**What is being asked**: Exactly the lines from the one with "Rebuild this chart as a web page, using D3.js." through the one with "const frameRight = 547;" should be returned, both ends included and nothing else. Omit any pictures.

..............................

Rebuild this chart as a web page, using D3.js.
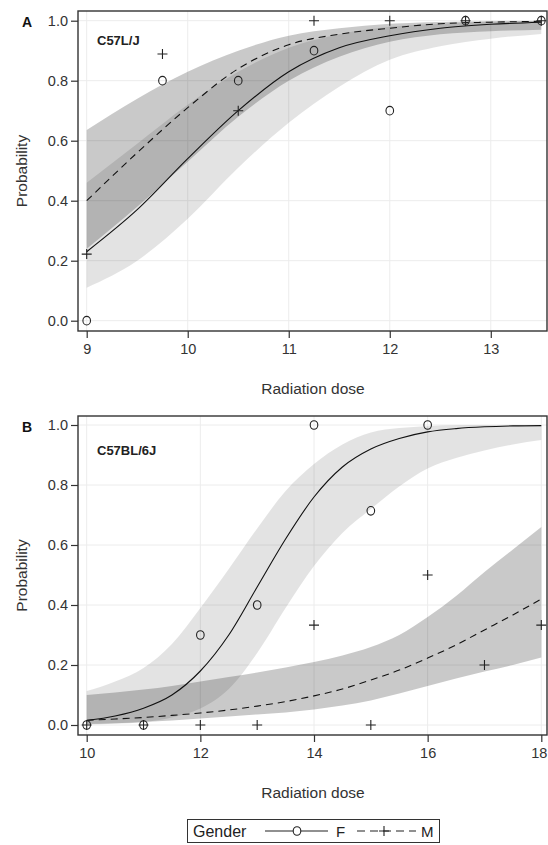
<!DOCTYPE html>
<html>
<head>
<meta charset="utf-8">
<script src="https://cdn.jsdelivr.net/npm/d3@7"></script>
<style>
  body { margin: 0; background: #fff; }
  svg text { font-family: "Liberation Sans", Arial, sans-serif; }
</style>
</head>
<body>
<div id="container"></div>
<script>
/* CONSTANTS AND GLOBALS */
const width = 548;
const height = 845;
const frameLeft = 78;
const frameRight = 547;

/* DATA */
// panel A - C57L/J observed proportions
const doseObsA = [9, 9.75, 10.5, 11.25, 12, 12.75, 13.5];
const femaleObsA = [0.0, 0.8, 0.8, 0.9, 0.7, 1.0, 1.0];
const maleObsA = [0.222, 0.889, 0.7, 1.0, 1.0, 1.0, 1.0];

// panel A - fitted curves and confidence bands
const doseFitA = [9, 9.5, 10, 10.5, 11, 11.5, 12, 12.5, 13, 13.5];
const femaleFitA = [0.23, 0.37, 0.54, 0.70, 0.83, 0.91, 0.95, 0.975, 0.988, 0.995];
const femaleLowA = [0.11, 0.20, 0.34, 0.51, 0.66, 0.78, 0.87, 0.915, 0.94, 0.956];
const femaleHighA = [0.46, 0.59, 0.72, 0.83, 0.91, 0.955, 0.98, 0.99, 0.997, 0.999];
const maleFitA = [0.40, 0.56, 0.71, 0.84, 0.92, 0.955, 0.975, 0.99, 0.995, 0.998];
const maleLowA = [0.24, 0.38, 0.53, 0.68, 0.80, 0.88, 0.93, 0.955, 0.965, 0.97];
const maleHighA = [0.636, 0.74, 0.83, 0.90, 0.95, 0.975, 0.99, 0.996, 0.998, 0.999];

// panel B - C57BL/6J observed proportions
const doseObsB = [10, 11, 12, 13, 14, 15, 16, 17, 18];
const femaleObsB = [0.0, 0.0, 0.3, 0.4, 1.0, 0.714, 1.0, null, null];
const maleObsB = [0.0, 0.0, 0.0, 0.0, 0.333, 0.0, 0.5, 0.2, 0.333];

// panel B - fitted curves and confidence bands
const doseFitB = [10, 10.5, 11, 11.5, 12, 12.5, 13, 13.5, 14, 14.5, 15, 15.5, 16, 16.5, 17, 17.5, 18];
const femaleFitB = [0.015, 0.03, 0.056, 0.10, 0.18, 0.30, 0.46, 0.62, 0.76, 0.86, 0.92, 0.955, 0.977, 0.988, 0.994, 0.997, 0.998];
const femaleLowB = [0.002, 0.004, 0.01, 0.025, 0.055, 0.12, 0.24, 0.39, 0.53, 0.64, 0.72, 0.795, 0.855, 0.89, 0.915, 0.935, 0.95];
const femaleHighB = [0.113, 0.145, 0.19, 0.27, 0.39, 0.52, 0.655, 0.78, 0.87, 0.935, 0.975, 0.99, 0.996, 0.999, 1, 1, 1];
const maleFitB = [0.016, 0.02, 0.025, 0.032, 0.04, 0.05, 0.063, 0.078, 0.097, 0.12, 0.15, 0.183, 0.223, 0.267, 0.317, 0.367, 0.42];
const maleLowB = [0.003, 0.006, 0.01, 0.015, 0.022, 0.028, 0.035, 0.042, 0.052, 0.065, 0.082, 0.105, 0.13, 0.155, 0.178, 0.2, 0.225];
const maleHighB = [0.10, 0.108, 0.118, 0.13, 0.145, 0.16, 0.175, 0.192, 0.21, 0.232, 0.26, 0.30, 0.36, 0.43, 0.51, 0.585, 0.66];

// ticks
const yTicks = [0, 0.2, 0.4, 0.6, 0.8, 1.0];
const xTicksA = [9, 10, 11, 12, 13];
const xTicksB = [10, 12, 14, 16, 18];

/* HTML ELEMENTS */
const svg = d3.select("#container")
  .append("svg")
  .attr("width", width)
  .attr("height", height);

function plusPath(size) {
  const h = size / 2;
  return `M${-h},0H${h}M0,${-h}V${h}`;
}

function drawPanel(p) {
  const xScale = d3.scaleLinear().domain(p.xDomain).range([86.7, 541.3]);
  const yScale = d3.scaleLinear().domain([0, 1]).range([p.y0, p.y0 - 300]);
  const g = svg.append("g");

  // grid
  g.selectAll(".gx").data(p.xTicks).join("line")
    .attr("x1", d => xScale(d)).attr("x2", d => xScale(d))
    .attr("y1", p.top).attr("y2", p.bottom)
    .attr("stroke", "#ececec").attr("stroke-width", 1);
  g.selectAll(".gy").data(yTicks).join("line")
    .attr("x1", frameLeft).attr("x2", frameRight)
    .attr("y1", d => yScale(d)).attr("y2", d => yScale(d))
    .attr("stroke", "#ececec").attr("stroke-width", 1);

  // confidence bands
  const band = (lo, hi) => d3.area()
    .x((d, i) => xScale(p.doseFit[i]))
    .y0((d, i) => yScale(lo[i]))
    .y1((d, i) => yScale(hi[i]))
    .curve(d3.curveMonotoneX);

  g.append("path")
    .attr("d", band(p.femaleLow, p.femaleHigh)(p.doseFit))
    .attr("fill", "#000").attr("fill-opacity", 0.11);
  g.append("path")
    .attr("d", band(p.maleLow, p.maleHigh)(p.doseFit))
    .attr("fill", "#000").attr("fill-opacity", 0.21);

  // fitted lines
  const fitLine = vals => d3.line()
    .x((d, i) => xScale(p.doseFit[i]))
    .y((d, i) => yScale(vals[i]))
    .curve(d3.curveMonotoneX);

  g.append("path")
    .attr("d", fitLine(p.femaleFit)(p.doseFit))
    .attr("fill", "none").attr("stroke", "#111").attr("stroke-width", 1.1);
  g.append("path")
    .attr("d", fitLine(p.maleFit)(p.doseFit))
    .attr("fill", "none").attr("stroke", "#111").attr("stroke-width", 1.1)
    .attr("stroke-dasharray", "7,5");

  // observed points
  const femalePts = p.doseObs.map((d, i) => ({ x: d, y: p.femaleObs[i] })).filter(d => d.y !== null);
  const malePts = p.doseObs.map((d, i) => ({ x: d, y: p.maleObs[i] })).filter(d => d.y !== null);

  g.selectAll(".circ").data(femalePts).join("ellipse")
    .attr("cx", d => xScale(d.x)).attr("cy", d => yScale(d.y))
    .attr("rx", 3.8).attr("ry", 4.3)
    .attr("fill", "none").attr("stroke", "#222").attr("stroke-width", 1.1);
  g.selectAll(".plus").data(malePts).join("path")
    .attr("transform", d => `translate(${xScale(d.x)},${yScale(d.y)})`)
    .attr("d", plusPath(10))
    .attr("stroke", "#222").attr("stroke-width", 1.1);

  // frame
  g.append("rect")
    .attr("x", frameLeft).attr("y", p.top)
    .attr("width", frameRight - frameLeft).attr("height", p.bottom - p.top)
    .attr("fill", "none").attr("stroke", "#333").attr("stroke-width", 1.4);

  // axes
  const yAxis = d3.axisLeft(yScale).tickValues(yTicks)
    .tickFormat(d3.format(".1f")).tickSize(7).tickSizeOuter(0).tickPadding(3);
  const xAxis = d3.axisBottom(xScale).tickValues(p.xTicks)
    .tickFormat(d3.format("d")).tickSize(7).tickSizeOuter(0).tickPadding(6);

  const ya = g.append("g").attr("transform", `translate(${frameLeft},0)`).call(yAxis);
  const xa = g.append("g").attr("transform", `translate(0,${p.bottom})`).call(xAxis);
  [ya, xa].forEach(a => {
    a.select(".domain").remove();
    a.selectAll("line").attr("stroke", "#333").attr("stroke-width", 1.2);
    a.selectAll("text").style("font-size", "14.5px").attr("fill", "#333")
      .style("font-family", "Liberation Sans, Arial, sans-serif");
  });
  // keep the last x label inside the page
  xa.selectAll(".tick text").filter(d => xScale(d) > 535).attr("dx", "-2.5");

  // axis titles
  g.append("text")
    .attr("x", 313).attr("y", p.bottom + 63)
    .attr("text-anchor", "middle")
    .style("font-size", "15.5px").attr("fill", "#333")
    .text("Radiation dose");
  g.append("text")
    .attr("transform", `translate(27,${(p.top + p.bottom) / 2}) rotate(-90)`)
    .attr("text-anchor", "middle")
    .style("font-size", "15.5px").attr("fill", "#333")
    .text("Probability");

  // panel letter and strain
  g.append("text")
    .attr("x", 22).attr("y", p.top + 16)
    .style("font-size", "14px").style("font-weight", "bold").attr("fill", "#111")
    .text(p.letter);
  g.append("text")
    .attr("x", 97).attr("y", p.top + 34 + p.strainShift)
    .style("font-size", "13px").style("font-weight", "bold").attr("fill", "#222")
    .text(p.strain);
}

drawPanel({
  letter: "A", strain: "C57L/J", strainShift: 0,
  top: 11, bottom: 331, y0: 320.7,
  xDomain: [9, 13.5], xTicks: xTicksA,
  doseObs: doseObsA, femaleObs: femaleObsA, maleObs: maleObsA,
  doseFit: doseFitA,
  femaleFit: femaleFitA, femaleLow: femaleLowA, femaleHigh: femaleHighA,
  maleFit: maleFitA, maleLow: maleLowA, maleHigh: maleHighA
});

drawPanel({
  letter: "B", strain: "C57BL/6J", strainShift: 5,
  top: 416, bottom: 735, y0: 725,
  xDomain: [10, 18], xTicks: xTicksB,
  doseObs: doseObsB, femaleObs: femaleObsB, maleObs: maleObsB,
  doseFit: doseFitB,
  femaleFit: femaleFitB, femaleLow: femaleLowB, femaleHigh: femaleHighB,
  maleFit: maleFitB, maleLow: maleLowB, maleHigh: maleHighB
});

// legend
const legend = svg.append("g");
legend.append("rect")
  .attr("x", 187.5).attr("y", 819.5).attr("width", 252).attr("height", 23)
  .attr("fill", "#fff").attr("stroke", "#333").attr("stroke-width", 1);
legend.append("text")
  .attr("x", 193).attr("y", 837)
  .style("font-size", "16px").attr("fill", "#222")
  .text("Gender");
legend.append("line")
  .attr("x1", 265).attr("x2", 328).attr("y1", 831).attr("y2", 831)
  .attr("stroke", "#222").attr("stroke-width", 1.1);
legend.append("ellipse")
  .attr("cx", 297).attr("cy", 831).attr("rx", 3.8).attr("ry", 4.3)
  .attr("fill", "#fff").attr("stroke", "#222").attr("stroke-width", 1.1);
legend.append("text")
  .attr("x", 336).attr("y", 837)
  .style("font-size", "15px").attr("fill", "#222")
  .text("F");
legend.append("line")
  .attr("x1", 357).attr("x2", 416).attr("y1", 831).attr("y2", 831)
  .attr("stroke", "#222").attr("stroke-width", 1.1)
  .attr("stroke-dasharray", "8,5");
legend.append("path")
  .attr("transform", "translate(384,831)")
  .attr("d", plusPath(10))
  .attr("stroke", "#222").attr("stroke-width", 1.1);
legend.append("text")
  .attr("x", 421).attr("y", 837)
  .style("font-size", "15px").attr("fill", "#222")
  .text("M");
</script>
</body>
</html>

..............................

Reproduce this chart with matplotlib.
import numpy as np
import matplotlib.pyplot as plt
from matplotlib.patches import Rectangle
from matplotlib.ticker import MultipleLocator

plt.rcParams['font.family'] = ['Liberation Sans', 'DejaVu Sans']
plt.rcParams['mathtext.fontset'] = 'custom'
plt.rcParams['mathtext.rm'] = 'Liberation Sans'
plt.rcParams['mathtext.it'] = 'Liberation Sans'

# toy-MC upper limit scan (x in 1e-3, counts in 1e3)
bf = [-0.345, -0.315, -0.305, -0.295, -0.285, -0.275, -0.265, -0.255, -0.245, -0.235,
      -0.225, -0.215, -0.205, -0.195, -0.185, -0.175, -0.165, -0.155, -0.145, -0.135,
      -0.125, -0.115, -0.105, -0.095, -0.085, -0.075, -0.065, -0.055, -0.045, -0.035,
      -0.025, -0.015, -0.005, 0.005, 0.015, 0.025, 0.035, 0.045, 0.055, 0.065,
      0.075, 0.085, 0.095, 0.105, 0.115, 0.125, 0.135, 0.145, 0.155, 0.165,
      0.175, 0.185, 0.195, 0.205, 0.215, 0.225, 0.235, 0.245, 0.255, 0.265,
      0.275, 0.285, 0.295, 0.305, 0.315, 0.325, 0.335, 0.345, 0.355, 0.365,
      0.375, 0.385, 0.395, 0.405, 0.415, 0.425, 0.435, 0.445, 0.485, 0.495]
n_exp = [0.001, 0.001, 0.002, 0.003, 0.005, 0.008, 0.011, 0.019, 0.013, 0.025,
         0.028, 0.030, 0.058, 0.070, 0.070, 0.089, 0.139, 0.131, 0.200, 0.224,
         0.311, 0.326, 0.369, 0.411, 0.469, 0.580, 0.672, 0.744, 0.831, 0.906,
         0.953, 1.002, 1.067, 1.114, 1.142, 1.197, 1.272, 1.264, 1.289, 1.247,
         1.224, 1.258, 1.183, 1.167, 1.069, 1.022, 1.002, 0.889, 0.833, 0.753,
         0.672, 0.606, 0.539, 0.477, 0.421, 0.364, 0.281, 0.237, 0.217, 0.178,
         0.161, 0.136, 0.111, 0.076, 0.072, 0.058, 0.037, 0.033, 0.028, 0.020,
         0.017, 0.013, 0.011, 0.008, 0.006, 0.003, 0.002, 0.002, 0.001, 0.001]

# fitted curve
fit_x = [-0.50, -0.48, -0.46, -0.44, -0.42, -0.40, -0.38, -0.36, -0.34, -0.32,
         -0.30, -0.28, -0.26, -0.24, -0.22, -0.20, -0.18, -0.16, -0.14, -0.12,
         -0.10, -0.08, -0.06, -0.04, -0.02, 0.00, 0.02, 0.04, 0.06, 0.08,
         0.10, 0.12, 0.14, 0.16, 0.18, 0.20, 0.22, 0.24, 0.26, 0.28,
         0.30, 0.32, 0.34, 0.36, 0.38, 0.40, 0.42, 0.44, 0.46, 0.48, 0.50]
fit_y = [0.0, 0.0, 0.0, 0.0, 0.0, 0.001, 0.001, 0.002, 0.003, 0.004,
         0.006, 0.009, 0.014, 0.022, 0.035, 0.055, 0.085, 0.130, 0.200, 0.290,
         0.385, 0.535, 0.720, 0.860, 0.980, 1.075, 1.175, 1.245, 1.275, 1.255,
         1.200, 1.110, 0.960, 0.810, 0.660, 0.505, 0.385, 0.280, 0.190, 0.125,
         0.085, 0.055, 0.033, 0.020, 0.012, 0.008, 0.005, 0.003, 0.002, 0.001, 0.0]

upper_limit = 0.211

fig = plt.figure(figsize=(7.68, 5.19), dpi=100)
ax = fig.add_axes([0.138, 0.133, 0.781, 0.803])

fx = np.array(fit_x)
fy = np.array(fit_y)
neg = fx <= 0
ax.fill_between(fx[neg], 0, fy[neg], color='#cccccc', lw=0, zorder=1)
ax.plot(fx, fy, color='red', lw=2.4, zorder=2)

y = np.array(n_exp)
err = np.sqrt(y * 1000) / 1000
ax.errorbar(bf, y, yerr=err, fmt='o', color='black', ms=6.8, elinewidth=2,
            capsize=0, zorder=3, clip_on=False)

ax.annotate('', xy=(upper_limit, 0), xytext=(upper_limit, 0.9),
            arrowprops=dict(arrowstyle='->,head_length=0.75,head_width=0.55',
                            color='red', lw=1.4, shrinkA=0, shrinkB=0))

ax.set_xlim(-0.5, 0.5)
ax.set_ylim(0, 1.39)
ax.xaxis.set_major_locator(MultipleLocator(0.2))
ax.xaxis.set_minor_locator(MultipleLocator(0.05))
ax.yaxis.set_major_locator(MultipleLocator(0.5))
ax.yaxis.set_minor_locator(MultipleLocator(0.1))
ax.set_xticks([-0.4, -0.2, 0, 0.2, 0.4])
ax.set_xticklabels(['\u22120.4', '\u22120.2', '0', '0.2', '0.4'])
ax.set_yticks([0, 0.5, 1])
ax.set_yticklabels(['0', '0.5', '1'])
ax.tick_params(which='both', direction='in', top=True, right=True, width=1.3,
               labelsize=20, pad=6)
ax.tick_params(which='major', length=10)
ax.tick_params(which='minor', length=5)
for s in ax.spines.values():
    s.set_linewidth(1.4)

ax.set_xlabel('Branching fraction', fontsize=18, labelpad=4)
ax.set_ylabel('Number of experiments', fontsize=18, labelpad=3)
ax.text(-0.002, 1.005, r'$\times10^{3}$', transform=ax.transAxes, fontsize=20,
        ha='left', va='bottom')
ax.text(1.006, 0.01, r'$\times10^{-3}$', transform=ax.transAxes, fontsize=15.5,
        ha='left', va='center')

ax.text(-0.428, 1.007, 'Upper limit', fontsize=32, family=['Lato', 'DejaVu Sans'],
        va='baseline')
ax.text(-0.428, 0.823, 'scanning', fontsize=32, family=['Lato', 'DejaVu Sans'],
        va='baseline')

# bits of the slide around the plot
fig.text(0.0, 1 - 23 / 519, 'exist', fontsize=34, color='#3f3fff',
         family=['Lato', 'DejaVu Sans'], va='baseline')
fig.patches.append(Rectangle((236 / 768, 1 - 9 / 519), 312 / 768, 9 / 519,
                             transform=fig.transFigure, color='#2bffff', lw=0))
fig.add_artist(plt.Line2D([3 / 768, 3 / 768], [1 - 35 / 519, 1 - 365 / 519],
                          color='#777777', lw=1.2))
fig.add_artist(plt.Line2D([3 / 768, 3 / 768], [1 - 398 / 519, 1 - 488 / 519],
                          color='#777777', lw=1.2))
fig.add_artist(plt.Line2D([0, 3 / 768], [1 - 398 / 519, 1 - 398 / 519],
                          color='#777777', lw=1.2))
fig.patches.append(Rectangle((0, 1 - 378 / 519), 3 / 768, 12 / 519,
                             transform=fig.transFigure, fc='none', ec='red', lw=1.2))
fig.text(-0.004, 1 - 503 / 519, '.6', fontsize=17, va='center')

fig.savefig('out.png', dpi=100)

..............................

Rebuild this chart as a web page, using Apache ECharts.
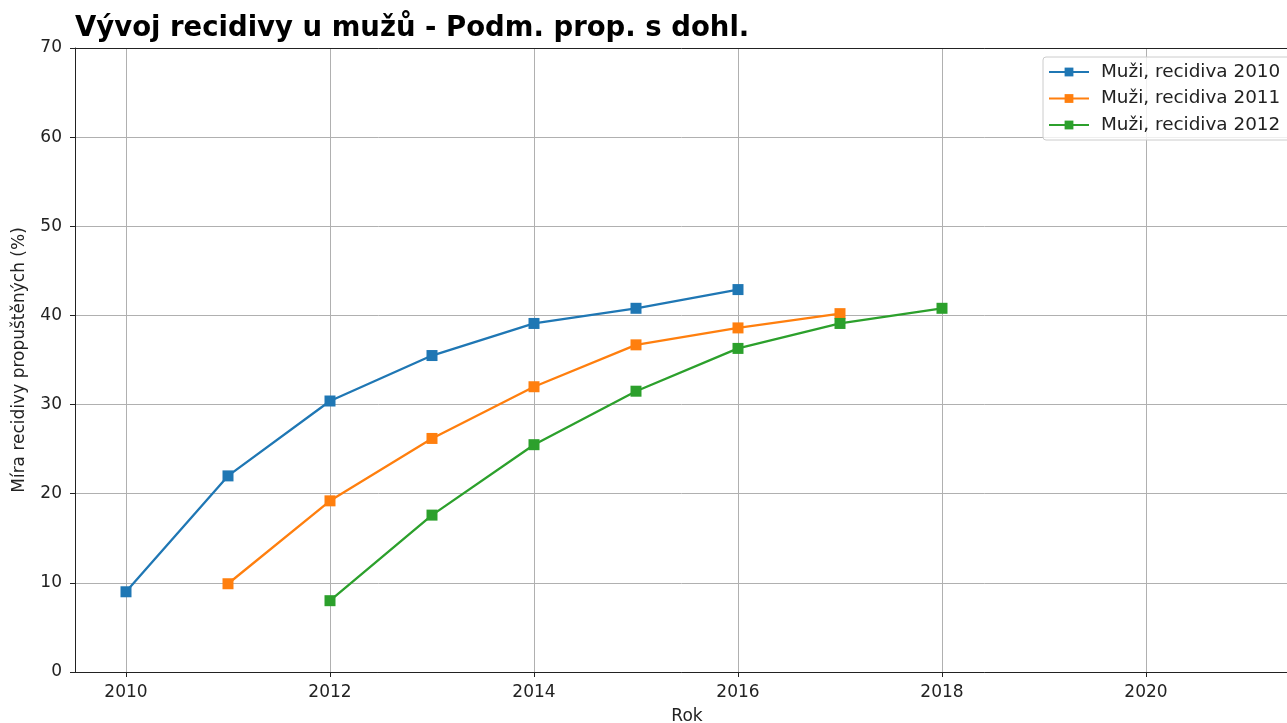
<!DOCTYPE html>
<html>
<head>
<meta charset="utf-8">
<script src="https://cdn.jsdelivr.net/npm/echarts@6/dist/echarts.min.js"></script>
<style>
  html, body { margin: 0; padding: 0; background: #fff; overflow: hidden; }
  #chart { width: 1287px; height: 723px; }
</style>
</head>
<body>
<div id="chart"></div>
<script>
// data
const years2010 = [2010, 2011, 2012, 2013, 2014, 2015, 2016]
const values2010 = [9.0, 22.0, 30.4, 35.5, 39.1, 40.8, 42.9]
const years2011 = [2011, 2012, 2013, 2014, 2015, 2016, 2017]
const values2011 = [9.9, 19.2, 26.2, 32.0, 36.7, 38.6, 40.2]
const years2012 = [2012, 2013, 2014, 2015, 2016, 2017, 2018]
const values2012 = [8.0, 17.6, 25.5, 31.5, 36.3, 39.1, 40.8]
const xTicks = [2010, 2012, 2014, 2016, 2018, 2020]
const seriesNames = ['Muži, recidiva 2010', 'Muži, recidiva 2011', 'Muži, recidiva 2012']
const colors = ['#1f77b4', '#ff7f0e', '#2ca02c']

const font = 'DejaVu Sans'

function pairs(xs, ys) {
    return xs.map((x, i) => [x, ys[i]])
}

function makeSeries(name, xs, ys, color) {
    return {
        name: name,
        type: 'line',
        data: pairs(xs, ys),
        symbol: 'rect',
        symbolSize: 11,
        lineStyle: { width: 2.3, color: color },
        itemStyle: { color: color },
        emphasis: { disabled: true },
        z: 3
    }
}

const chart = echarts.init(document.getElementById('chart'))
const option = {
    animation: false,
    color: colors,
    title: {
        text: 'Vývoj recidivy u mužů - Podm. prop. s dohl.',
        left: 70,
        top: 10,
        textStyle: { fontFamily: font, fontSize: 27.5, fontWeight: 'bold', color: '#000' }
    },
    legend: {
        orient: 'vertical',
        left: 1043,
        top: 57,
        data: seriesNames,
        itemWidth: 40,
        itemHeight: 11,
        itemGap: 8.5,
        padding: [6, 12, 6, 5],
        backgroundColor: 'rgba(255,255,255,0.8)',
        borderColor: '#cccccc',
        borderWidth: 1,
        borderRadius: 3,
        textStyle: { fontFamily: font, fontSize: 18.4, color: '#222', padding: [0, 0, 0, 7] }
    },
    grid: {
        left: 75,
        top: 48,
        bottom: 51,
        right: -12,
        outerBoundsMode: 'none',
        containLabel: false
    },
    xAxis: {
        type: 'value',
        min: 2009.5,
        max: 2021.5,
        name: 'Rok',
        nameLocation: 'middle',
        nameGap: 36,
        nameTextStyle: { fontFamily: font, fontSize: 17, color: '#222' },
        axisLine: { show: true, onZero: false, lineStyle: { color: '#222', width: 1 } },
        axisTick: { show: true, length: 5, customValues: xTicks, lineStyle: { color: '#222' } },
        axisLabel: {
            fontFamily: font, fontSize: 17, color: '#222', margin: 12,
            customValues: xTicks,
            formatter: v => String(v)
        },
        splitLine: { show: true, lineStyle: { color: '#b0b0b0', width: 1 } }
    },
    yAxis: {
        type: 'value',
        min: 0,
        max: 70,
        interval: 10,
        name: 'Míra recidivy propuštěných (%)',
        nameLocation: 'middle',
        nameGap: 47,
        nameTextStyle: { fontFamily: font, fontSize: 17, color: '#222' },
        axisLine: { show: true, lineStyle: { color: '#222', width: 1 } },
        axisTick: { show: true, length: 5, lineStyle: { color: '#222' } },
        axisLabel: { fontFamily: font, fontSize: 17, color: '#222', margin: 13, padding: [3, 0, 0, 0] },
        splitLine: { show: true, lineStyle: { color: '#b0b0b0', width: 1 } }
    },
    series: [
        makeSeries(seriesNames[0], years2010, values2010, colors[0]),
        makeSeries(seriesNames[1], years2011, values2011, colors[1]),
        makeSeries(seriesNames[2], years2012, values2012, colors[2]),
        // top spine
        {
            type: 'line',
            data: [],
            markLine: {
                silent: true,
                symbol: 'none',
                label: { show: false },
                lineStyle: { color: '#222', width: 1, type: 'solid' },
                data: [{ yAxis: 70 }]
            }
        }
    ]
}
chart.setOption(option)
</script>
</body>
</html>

..............................

**Finished exercise**:
Rebuild this chart as a web page, using D3.js.
<!DOCTYPE html>
<html>
<head>
<meta charset="utf-8">
<script src="https://cdn.jsdelivr.net/npm/d3@7"></script>
<style>
  body { margin: 0; background: #fff; }
  svg text { font-family: "Liberation Sans", Arial, sans-serif; }
</style>
</head>
<body>
<div id="container"></div>
<script>
/* CONSTANTS AND GLOBALS */
const width = 548;
const height = 845;
const frameLeft = 78;
const frameRight = 547;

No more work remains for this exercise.